_Material to process_.
--
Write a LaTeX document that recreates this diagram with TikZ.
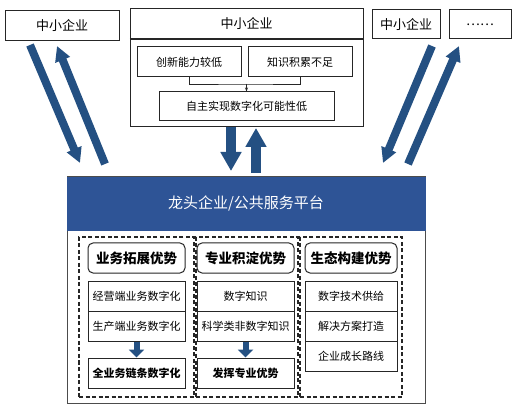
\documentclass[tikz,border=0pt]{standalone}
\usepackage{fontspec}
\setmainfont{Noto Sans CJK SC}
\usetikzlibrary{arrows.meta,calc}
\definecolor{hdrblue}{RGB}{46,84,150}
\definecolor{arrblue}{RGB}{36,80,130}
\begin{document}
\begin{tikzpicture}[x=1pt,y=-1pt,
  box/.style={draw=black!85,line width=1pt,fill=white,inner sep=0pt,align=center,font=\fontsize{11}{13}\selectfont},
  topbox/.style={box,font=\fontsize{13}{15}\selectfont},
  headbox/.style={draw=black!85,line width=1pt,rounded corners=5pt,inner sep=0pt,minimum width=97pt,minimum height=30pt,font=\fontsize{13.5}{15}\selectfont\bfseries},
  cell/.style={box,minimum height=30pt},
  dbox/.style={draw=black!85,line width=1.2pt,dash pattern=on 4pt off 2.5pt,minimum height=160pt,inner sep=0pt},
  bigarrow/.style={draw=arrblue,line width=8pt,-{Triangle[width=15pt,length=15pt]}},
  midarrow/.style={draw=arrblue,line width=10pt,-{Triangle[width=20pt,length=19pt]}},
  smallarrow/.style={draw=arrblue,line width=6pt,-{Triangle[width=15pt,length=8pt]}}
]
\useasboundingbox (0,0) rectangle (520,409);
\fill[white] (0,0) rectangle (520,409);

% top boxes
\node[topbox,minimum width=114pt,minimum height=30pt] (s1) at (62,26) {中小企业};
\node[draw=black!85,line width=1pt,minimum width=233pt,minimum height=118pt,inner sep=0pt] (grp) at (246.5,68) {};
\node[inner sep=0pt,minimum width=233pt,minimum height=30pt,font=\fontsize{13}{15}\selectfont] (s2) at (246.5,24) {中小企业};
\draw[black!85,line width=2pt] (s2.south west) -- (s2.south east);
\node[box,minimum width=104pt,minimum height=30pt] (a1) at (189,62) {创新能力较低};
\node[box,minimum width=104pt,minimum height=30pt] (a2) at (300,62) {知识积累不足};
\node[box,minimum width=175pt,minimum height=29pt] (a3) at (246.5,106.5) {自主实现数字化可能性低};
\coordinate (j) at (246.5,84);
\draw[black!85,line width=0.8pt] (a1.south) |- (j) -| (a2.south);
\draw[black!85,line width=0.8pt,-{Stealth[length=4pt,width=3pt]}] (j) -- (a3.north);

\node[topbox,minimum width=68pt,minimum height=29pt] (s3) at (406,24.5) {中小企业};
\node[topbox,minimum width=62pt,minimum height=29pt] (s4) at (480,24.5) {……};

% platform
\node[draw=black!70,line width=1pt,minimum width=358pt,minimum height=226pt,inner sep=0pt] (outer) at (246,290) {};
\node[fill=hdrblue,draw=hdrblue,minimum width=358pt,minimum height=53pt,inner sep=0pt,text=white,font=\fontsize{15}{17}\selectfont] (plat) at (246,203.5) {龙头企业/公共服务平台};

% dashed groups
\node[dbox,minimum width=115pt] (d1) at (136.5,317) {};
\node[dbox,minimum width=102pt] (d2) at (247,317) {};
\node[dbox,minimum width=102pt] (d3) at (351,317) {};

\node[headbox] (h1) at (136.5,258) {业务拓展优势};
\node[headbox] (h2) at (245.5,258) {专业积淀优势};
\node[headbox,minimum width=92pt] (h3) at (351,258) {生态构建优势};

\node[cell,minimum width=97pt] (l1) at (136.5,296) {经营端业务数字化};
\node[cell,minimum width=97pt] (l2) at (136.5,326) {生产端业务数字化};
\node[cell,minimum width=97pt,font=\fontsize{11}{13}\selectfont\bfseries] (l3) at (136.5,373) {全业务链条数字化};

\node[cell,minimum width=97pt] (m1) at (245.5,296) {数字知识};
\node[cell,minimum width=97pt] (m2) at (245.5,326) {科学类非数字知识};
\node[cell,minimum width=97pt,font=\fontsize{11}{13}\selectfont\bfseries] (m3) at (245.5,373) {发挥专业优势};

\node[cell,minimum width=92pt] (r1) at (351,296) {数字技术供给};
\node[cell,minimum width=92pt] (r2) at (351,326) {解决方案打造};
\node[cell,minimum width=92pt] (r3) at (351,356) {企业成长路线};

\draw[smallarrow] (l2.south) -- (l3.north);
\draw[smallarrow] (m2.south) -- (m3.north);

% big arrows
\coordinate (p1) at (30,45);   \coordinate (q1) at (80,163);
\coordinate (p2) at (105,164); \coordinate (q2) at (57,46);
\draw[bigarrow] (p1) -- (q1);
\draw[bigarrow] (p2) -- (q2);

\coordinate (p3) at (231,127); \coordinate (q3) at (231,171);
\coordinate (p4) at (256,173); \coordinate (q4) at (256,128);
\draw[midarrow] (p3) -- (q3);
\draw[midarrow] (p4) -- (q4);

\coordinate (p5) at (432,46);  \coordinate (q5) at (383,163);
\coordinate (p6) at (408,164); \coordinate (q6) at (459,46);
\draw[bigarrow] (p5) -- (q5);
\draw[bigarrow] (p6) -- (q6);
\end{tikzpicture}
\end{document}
--
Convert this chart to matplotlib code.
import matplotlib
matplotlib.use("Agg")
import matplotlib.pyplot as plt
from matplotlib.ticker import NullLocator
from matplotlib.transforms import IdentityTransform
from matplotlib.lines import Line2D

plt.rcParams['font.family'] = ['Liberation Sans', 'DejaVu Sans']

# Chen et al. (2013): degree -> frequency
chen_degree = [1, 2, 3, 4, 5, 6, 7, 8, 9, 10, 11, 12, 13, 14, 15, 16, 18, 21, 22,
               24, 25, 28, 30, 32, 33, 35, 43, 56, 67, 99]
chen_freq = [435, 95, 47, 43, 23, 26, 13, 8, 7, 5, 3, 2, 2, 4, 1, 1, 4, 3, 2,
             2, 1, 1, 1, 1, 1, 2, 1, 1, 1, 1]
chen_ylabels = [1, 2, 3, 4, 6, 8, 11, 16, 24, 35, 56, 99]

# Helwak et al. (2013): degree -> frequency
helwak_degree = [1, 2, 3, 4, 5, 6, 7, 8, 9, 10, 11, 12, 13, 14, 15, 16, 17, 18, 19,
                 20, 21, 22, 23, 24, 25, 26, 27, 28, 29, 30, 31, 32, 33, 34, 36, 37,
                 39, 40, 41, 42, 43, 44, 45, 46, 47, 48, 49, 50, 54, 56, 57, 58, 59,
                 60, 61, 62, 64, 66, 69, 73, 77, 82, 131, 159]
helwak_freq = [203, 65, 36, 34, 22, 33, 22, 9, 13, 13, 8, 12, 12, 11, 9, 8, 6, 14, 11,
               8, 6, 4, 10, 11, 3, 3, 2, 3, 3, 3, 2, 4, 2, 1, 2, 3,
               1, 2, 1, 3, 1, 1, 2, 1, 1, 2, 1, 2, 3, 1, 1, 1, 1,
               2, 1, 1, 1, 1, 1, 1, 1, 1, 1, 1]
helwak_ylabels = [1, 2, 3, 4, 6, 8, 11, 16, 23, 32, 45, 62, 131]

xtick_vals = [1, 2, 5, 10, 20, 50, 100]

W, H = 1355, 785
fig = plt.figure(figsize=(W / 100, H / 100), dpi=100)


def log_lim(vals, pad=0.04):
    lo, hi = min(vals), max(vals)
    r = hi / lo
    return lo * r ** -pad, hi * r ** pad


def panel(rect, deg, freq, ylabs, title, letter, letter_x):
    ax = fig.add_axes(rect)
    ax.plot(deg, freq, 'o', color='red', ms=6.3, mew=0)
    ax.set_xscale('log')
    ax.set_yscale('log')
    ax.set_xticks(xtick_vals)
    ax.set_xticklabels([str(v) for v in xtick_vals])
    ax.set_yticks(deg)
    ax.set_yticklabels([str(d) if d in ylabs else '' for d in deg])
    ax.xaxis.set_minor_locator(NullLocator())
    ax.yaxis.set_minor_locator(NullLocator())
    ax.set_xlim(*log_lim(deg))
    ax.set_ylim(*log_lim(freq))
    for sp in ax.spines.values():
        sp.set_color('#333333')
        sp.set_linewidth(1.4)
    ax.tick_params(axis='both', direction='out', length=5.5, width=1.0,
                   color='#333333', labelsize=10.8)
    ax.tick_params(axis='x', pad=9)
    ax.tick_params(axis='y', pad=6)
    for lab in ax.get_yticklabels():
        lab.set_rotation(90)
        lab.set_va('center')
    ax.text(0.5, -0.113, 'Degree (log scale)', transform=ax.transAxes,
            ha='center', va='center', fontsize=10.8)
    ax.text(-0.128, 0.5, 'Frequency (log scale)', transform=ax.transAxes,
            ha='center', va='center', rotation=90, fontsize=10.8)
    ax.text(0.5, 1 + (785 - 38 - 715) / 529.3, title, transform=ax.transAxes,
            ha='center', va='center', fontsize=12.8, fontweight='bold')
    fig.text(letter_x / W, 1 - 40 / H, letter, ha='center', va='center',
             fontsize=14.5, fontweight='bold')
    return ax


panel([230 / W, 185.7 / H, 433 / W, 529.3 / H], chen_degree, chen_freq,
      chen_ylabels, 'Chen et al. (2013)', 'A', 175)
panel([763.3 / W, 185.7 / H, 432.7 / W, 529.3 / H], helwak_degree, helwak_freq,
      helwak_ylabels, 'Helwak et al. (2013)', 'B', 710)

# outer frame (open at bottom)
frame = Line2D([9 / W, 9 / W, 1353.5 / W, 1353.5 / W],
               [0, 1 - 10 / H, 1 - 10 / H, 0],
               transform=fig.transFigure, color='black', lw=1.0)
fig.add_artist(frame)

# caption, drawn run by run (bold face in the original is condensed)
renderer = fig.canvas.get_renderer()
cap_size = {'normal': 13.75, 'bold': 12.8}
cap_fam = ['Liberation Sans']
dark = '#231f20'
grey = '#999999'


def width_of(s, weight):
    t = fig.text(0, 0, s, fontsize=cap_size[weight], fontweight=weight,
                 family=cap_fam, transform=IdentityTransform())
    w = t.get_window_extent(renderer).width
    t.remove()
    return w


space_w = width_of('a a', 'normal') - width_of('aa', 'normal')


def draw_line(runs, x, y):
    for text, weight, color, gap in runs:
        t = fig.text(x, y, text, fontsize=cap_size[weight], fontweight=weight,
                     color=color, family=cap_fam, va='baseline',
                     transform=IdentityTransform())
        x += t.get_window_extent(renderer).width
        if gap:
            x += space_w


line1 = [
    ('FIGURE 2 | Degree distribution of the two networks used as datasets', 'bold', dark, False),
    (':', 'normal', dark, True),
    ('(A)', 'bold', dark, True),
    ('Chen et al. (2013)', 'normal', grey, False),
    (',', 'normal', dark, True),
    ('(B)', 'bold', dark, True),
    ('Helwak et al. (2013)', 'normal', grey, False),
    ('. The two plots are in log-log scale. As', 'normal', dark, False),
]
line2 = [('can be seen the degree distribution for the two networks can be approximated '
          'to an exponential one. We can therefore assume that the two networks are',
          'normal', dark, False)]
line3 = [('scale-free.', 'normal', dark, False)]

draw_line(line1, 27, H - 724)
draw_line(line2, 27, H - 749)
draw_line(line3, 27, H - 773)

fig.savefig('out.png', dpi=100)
--
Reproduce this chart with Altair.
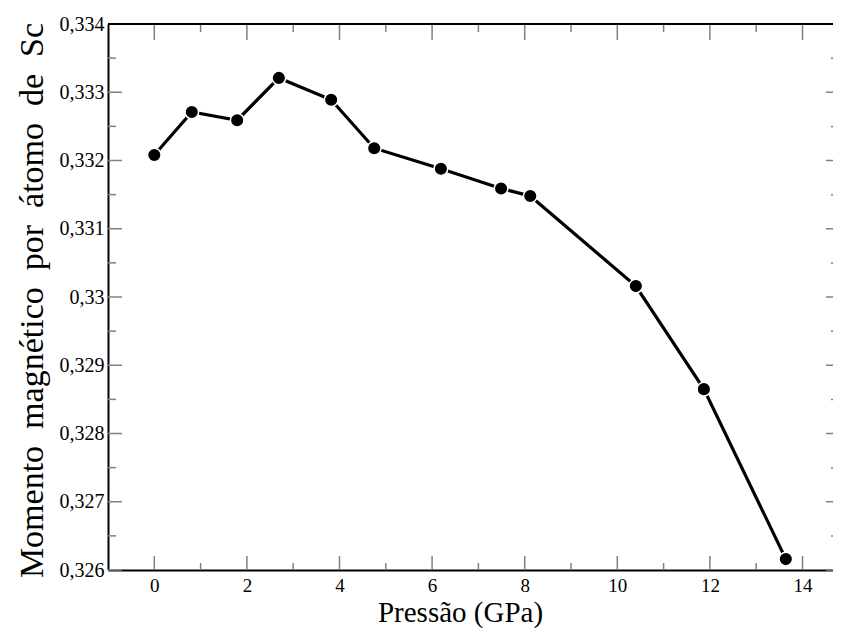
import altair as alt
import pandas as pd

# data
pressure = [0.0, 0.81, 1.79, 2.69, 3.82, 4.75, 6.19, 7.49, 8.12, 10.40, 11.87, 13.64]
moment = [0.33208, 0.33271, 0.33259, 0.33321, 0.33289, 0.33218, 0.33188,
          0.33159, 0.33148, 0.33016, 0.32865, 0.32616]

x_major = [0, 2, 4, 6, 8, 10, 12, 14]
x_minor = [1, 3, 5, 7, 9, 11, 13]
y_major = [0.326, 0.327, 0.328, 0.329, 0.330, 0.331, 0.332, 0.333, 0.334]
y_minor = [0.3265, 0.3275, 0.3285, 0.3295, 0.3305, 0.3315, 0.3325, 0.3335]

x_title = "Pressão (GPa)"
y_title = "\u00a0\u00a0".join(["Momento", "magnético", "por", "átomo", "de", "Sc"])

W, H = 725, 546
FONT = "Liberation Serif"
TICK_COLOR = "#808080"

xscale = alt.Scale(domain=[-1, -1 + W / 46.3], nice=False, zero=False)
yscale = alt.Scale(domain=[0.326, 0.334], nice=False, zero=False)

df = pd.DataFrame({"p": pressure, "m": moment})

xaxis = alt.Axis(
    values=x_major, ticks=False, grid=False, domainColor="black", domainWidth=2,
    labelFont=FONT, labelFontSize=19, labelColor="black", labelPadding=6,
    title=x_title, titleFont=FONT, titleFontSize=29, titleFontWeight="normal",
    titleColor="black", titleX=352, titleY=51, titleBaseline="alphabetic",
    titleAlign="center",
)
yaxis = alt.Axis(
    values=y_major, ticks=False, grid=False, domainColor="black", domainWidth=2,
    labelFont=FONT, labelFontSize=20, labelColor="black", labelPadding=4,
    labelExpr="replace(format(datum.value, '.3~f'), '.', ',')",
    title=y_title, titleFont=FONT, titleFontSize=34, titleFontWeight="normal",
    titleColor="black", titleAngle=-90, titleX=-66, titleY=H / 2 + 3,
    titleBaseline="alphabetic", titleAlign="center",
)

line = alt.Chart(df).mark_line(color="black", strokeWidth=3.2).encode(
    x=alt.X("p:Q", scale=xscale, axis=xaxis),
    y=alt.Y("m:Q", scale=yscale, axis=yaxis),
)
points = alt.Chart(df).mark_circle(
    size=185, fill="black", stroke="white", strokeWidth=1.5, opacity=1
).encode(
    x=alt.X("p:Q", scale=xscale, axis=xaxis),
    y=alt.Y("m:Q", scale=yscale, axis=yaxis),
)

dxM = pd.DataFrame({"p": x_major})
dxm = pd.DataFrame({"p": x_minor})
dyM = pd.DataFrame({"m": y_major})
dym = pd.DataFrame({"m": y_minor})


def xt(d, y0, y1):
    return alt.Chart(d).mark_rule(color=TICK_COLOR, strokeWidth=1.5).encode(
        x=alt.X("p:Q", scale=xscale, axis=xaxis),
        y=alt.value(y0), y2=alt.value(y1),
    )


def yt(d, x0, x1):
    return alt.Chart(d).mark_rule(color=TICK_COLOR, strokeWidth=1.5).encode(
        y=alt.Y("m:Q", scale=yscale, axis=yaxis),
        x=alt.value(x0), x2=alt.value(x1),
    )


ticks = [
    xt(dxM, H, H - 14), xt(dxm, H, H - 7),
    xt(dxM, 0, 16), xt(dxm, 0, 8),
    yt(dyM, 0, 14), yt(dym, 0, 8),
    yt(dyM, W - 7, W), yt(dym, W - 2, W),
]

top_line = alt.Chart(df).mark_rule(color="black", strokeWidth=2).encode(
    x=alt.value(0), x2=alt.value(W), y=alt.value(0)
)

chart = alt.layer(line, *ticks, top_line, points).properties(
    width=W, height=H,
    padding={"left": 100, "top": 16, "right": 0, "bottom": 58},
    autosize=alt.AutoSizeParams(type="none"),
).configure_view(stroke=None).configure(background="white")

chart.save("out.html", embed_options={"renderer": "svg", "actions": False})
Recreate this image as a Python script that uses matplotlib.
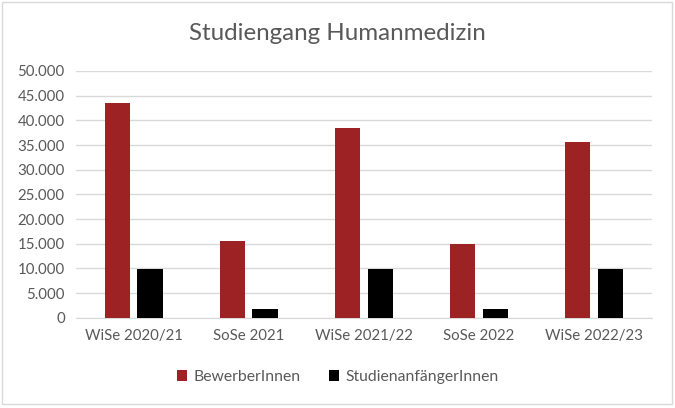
--
The lines to return run from the one containing "Convert this chart to matplotlib code." down to the one containing "return lo * r ** -pad, hi * r ** pad"; give them exactly, both included, and no others.

_Final result_.
Convert this chart to matplotlib code.
import matplotlib
matplotlib.use("Agg")
import matplotlib.pyplot as plt
from matplotlib.ticker import NullLocator
from matplotlib.transforms import IdentityTransform
from matplotlib.lines import Line2D

plt.rcParams['font.family'] = ['Liberation Sans', 'DejaVu Sans']

# Chen et al. (2013): degree -> frequency
chen_degree = [1, 2, 3, 4, 5, 6, 7, 8, 9, 10, 11, 12, 13, 14, 15, 16, 18, 21, 22,
               24, 25, 28, 30, 32, 33, 35, 43, 56, 67, 99]
chen_freq = [435, 95, 47, 43, 23, 26, 13, 8, 7, 5, 3, 2, 2, 4, 1, 1, 4, 3, 2,
             2, 1, 1, 1, 1, 1, 2, 1, 1, 1, 1]
chen_ylabels = [1, 2, 3, 4, 6, 8, 11, 16, 24, 35, 56, 99]

# Helwak et al. (2013): degree -> frequency
helwak_degree = [1, 2, 3, 4, 5, 6, 7, 8, 9, 10, 11, 12, 13, 14, 15, 16, 17, 18, 19,
                 20, 21, 22, 23, 24, 25, 26, 27, 28, 29, 30, 31, 32, 33, 34, 36, 37,
                 39, 40, 41, 42, 43, 44, 45, 46, 47, 48, 49, 50, 54, 56, 57, 58, 59,
                 60, 61, 62, 64, 66, 69, 73, 77, 82, 131, 159]
helwak_freq = [203, 65, 36, 34, 22, 33, 22, 9, 13, 13, 8, 12, 12, 11, 9, 8, 6, 14, 11,
               8, 6, 4, 10, 11, 3, 3, 2, 3, 3, 3, 2, 4, 2, 1, 2, 3,
               1, 2, 1, 3, 1, 1, 2, 1, 1, 2, 1, 2, 3, 1, 1, 1, 1,
               2, 1, 1, 1, 1, 1, 1, 1, 1, 1, 1]
helwak_ylabels = [1, 2, 3, 4, 6, 8, 11, 16, 23, 32, 45, 62, 131]

xtick_vals = [1, 2, 5, 10, 20, 50, 100]

W, H = 1355, 785
fig = plt.figure(figsize=(W / 100, H / 100), dpi=100)


def log_lim(vals, pad=0.04):
    lo, hi = min(vals), max(vals)
    r = hi / lo
    return lo * r ** -pad, hi * r ** pad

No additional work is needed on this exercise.